[START OF Data section]

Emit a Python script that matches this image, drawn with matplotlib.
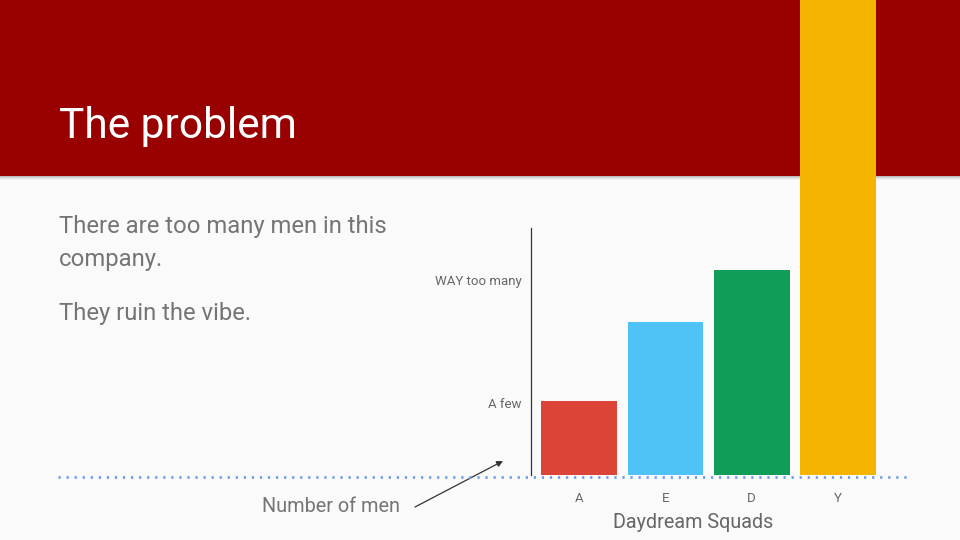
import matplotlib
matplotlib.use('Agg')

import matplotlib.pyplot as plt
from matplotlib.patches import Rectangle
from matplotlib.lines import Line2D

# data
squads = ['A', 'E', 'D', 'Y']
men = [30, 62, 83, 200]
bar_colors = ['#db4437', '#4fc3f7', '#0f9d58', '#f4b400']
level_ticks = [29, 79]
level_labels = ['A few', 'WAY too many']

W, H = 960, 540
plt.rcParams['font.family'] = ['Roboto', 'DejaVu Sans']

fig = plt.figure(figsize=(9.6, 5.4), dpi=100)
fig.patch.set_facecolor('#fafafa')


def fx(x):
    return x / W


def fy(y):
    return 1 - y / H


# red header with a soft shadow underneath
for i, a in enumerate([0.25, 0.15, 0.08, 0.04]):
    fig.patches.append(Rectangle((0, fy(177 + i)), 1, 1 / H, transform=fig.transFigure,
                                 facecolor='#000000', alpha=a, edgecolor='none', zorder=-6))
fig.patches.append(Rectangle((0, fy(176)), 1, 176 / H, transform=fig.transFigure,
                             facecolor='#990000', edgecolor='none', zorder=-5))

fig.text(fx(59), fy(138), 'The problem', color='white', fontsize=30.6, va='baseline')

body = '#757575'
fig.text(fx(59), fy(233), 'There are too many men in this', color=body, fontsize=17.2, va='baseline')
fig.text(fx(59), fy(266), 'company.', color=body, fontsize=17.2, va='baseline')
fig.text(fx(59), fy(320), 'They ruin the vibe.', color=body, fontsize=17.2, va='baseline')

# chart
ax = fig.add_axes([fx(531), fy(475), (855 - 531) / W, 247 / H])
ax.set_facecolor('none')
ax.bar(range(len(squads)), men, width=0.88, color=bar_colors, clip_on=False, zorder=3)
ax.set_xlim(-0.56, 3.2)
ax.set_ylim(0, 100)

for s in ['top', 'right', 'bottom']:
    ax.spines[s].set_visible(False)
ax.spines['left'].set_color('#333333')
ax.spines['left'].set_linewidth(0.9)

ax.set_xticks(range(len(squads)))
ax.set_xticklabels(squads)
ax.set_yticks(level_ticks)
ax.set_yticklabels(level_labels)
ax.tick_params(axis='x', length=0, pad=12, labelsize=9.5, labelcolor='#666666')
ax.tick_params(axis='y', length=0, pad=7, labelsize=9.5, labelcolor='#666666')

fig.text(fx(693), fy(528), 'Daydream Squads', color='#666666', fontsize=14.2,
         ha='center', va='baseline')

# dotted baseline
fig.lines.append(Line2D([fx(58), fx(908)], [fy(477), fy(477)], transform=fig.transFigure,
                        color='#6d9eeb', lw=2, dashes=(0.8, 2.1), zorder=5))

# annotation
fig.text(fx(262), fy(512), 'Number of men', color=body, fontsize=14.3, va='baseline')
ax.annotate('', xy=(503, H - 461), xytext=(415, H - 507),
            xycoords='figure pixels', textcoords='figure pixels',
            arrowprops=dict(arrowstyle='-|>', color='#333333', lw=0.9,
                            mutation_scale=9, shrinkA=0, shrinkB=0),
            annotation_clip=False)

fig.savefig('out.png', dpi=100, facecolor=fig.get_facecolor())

[END OF Data section]

• Goal: Return the material exactly as given, apart from the pictures.

• Task solution:
Emit a Python script that matches this image, drawn with matplotlib.
import matplotlib
matplotlib.use('Agg')

import matplotlib.pyplot as plt
from matplotlib.patches import Rectangle
from matplotlib.lines import Line2D

# data
squads = ['A', 'E', 'D', 'Y']
men = [30, 62, 83, 200]
bar_colors = ['#db4437', '#4fc3f7', '#0f9d58', '#f4b400']
level_ticks = [29, 79]
level_labels = ['A few', 'WAY too many']

W, H = 960, 540
plt.rcParams['font.family'] = ['Roboto', 'DejaVu Sans']

fig = plt.figure(figsize=(9.6, 5.4), dpi=100)
fig.patch.set_facecolor('#fafafa')


def fx(x):
    return x / W


def fy(y):
    return 1 - y / H


# red header with a soft shadow underneath
for i, a in enumerate([0.25, 0.15, 0.08, 0.04]):
    fig.patches.append(Rectangle((0, fy(177 + i)), 1, 1 / H, transform=fig.transFigure,
                                 facecolor='#000000', alpha=a, edgecolor='none', zorder=-6))
fig.patches.append(Rectangle((0, fy(176)), 1, 176 / H, transform=fig.transFigure,
                             facecolor='#990000', edgecolor='none', zorder=-5))

fig.text(fx(59), fy(138), 'The problem', color='white', fontsize=30.6, va='baseline')

body = '#757575'
fig.text(fx(59), fy(233), 'There are too many men in this', color=body, fontsize=17.2, va='baseline')
fig.text(fx(59), fy(266), 'company.', color=body, fontsize=17.2, va='baseline')
fig.text(fx(59), fy(320), 'They ruin the vibe.', color=body, fontsize=17.2, va='baseline')

# chart
ax = fig.add_axes([fx(531), fy(475), (855 - 531) / W, 247 / H])
ax.set_facecolor('none')
ax.bar(range(len(squads)), men, width=0.88, color=bar_colors, clip_on=False, zorder=3)
ax.set_xlim(-0.56, 3.2)
ax.set_ylim(0, 100)

for s in ['top', 'right', 'bottom']:
    ax.spines[s].set_visible(False)
ax.spines['left'].set_color('#333333')
ax.spines['left'].set_linewidth(0.9)

ax.set_xticks(range(len(squads)))
ax.set_xticklabels(squads)
ax.set_yticks(level_ticks)
ax.set_yticklabels(level_labels)
ax.tick_params(axis='x', length=0, pad=12, labelsize=9.5, labelcolor='#666666')
ax.tick_params(axis='y', length=0, pad=7, labelsize=9.5, labelcolor='#666666')

fig.text(fx(693), fy(528), 'Daydream Squads', color='#666666', fontsize=14.2,
         ha='center', va='baseline')

# dotted baseline
fig.lines.append(Line2D([fx(58), fx(908)], [fy(477), fy(477)], transform=fig.transFigure,
                        color='#6d9eeb', lw=2, dashes=(0.8, 2.1), zorder=5))

# annotation
fig.text(fx(262), fy(512), 'Number of men', color=body, fontsize=14.3, va='baseline')
ax.annotate('', xy=(503, H - 461), xytext=(415, H - 507),
            xycoords='figure pixels', textcoords='figure pixels',
            arrowprops=dict(arrowstyle='-|>', color='#333333', lw=0.9,
                            mutation_scale=9, shrinkA=0, shrinkB=0),
            annotation_clip=False)

fig.savefig('out.png', dpi=100, facecolor=fig.get_facecolor())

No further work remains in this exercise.